Surviving staff members of Charlie Hebdo have vowed to publish the satirical weekly next Wednesday, despite the murder of most of its senior journalists – with a hoped-for print run of 1m copies.
Google said it would donate €250,000 (£195,000) to help support the publication from its press innovation fund; a further €250,000 was pledged by French newspaper publishers, to be taken by a donation tax, according to a report in Les Echos.
The two groups involved in the distribution of the papers will take no fee for next week’s issue.
Richard Malka, the magazine’s lawyer, told Les Echos that the remaining staff aim to print 1m copies of the satirical weekly which has a typical print run of 60,000.
In an emotional interview with French TV channel i>Télé, a free-to-air news channel, a visibly upset Patrick Pelloux, a casualty doctor who also wrote for the weekly, vowed to publish next week’s issue. Between sobs he said Charlie Hebdo will continue as otherwise the killers will have won: “Le journal va continuer, ils n’ont pas gagné.”
Asked how, he said it would be difficult but that the death of his editors could not be “for nothing”. “It’s very hard. We are all suffering, with grief, with fear, but we will do it anyway because stupidity will not win,” he said.
Eight of the 12 people killed by the masked gunmen were journalists gathered for the weekly staff editorial meeting on press day. Pelloux was among the first on the scene, having been called by another surviving staff member while visiting a nearby firestation.
Among those massacred at the mid-morning meeting were four of the magazine’s most famous names: the cartoonists Cabu, Wolinski and Tignous, and the magazine’s editor since 2012, the cartoonist Stéphane Charbonnier, known as Charb.
Amid offers of help from other media organisations, Martin Rowson, a Guardian cartoonist, has called for his colleagues to donate images to the site so that it can launch next week.
Rowson, who is chairman of the British Cartoonists’ Association, called on his fellow cartoonists to join him in “donating a free drawing” to help ensure that publication can go ahead.
Following the deaths at a paper run by its tiny committed staff, the Charlie Hebdo website was amended to read Je Suis Charlie, translated into many other languages, including Arabic.
Several witnesses reported hearing shouts of “Allahu Akbar”, as well as “We’ve killed Charlie Hebdo” from the gunmen, who also killed two policemen, a visitor and a maintenance worker.
Instead of its usual 16 pages, the group aim to publish eight next Wednesday.
Among the survivors is writer Laurent Léger, who sounded the alarm having survived the conference room massacre, according to L’Obs magazine, andCorinne Rey, known as Coco, who was forced to use the code to open the doors to the office by masked gunmen.
Out of respect and support for Charlie Hebdo, many people around the world held a minute’s silence on Thursday.
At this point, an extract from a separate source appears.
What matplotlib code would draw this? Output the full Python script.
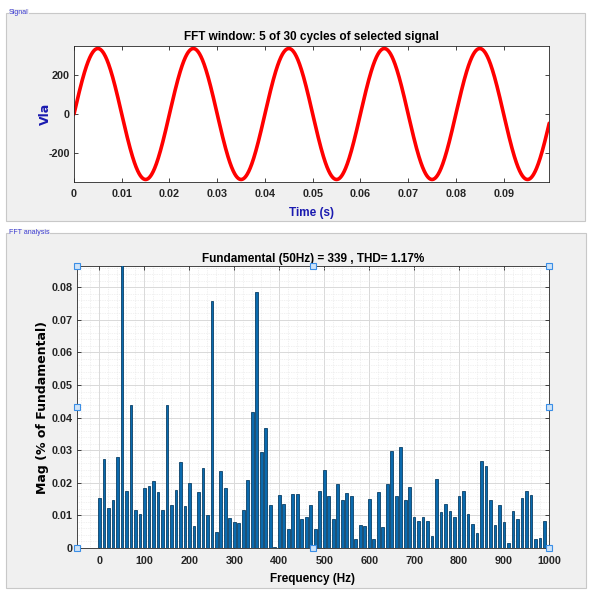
import numpy as np
import matplotlib
matplotlib.use("Agg")
import matplotlib.pyplot as plt
from matplotlib.patches import Rectangle
from matplotlib.ticker import MultipleLocator

plt.rcParams['font.family'] = ['Liberation Sans', 'DejaVu Sans']
plt.rcParams['axes.unicode_minus'] = False

# ---- data ----
fundamental_amp = 339.0       # V peak
fundamental_freq = 50.0       # Hz
window_time = [0.0, 0.1]      # s (5 cycles)
time_ticks = [0, 0.01, 0.02, 0.03, 0.04, 0.05, 0.06, 0.07, 0.08, 0.09]
time_tick_labels = ['0', '0.01', '0.02', '0.03', '0.04', '0.05', '0.06', '0.07', '0.08', '0.09']
volt_ticks = [-200, 0, 200]
volt_tick_labels = ['-200', '0', '200']

harm_freq = np.arange(0, 1000, 10)   # Hz categories
harm_mag = [
    0.0152, 0.0272, 0.0122, 0.0148, 0.0278, 100.0, 0.0175, 0.0440, 0.0116, 0.0105,
    0.0184, 0.0191, 0.0207, 0.0172, 0.0116, 0.0440, 0.0131, 0.0178, 0.0264, 0.0130,
    0.0198, 0.0068, 0.0173, 0.0244, 0.0101, 0.0759, 0.0050, 0.0237, 0.0185, 0.0092,
    0.0081, 0.0076, 0.0118, 0.0210, 0.0417, 0.0785, 0.0293, 0.0367, 0.0132, 0.0004,
    0.0163, 0.0134, 0.0057, 0.0165, 0.0165, 0.0090, 0.0094, 0.0132, 0.0057, 0.0174,
    0.0239, 0.0159, 0.0090, 0.0197, 0.0146, 0.0170, 0.0161, 0.0029, 0.0070, 0.0067,
    0.0149, 0.0029, 0.0172, 0.0065, 0.0195, 0.0298, 0.0158, 0.0310, 0.0148, 0.0187,
    0.0096, 0.0082, 0.0096, 0.0082, 0.0038, 0.0211, 0.0111, 0.0135, 0.0113, 0.0096,
    0.0158, 0.0174, 0.0104, 0.0075, 0.0047, 0.0267, 0.0250, 0.0146, 0.0070, 0.0132,
    0.0079, 0.0014, 0.0113, 0.0088, 0.0152, 0.0174, 0.0164, 0.0029, 0.0032, 0.0082,
]
freq_ticks = [0, 100, 200, 300, 400, 500, 600, 700, 800, 900, 1000]
mag_ticks = [0, 0.01, 0.02, 0.03, 0.04, 0.05, 0.06, 0.07, 0.08]
mag_tick_labels = ['0', '0.01', '0.02', '0.03', '0.04', '0.05', '0.06', '0.07', '0.08']

# ---- figure ----
W, H = 590, 593
fig = plt.figure(figsize=(W / 100, H / 100), dpi=100)
fig.patch.set_facecolor('white')

def fx(px):
    return px / W

def fy(py):
    return 1 - py / H

panel_bg = '#f0f0f0'
# panels
for (x0, y0, x1, y1, label) in [(6, 13, 585, 221, 'Signal'), (6, 233, 586, 588, 'FFT analysis')]:
    fig.patches.append(Rectangle((fx(x0), fy(y1)), fx(x1 - x0), (y1 - y0) / H,
                                 transform=fig.transFigure, facecolor=panel_bg,
                                 edgecolor='#c8c8c8', linewidth=0.8, zorder=-5))
    fig.text(fx(x0 + 3), fy(y0), label, fontsize=5, color='#3a3ad0',
             va='center', ha='left', zorder=-4,
             bbox=dict(facecolor=panel_bg, edgecolor='none', pad=0.3))

bold = dict(fontweight='bold')

# ---- top axes (signal) ----
ax1 = fig.add_axes([fx(74), fy(182), fx(549 - 74), (182 - 46) / H])
t = np.linspace(window_time[0], window_time[1], 2001)
v = fundamental_amp * np.sin(2 * np.pi * fundamental_freq * t)
ax1.plot(t, v, color='#ff0000', linewidth=2.6, solid_capstyle='round')
ax1.set_xlim(0, 0.0995)
ax1.set_ylim(-352, 352)
ax1.set_xticks(time_ticks)
ax1.set_xticklabels(time_tick_labels)
ax1.set_yticks(volt_ticks)
ax1.set_yticklabels(volt_tick_labels)
ax1.tick_params(direction='in', top=True, right=True, length=3, width=0.6,
                labelsize=7.8, pad=5, colors='#262626')
ax1.tick_params(axis='y', pad=3)
for lab in ax1.get_xticklabels() + ax1.get_yticklabels():
    lab.set_fontweight('bold')
for s in ax1.spines.values():
    s.set_color('#262626')
    s.set_linewidth(0.6)
ax1.set_title('FFT window: 5 of 30 cycles of selected signal', fontsize=8.5, pad=4, **bold)
ax1.set_xlabel('Time (s)', fontsize=8.5, color='#1a1ab0', labelpad=6, **bold)
ax1.set_ylabel('Vla', fontsize=9, color='#1a1ab0', family=['DejaVu Sans'], **bold)
ax1.yaxis.set_label_coords(-0.047, 0.5)

# ---- bottom axes (FFT) ----
ax2 = fig.add_axes([fx(77), fy(548), fx(549 - 77), (548 - 266) / H])
ax2.bar(harm_freq, harm_mag, width=6, color='#0a6aae', edgecolor='#0a3f66',
        linewidth=0.6, zorder=3)
ax2.set_xlim(-50, 1000)
ax2.set_ylim(0, 0.0865)
ax2.set_xticks(freq_ticks)
ax2.set_yticks(mag_ticks)
ax2.set_yticklabels(mag_tick_labels)
ax2.xaxis.set_minor_locator(MultipleLocator(20))
ax2.yaxis.set_minor_locator(MultipleLocator(0.002))
ax2.grid(True, which='major', color='#d9d9d9', linewidth=0.7, zorder=0)
ax2.grid(True, which='minor', color='#e4e4e4', linewidth=0.5, linestyle=(0, (1, 1.5)), zorder=0)
ax2.set_axisbelow(True)
ax2.tick_params(which='major', direction='in', top=True, right=True, length=3, width=0.6,
                labelsize=7.8, pad=6, colors='#262626')
ax2.tick_params(axis='y', which='major', pad=3)
ax2.tick_params(which='minor', length=0)
for lab in ax2.get_xticklabels() + ax2.get_yticklabels():
    lab.set_fontweight('bold')
for s in ax2.spines.values():
    s.set_color('#262626')
    s.set_linewidth(0.6)
ax2.set_title('Fundamental (50Hz) = 339 , THD= 1.17%', fontsize=8.5, pad=3, **bold)
ax2.set_xlabel('Frequency (Hz)', fontsize=8.5, labelpad=5, **bold)
ax2.set_ylabel('Mag (% of Fundamental)', fontsize=9, family=['DejaVu Sans'], **bold)
ax2.yaxis.set_label_coords(-0.06, 0.5)

# selection handles (plot edit mode)
hx = [0, 0.5, 1, 0, 1, 0, 0.5, 1]
hy = [1, 1, 1, 0.5, 0.5, 0, 0, 0]
ax2.plot(hx, hy, linestyle='none', marker='s', markersize=4, markerfacecolor='#cfe3f7',
         markeredgecolor='#3a8ee6', markeredgewidth=0.8, transform=ax2.transAxes,
         clip_on=False, zorder=10)

fig.savefig('out.png', dpi=100, facecolor=fig.get_facecolor())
International support also came on website reddit RIP Hebdo staff. You are all heroes.
Founded in 1969 as Hara-Kiri Hebdo, a sort of monthly French version of the US satirical magazine Mad, it was banned after mocking the death of former French president Charles de Gaulle in November 1970.
To sidestep the ban, editors renamed the magazine Charlie Hebdo, taking inspiration from a monthly comic book called Charlie Mensuel that two of the team worked on (named in turn after Charlie Brown of Peanuts fame) as well as an irreverent reference to the then recently deceased De Gaulle.
Charlie Hebdo folded in 1981 due to a lack of sales. It was to re-emerge in its current form in 1992.
In 1991, a satirical weekly called The Big Bertha (the name of a military weapon) launched taking aim at the first gulf war.
The title was set up by a team including Charbonnier, who left the title a year later with the bulk of the team to relaunch Charlie Hebdo.
The team included Philippe Val, a French comedian and journalist who would edit the publication for 17 years until Charb took over in 2009.
The team pooled their money and set up a foundation to relaunch and run Charlie Hebdo, according to a 2008 story in Le Monde the foundation was called“Kalashnikov Editions”.
The title’s current weekly circulation is estimated at about 30,000, according to the New York Times.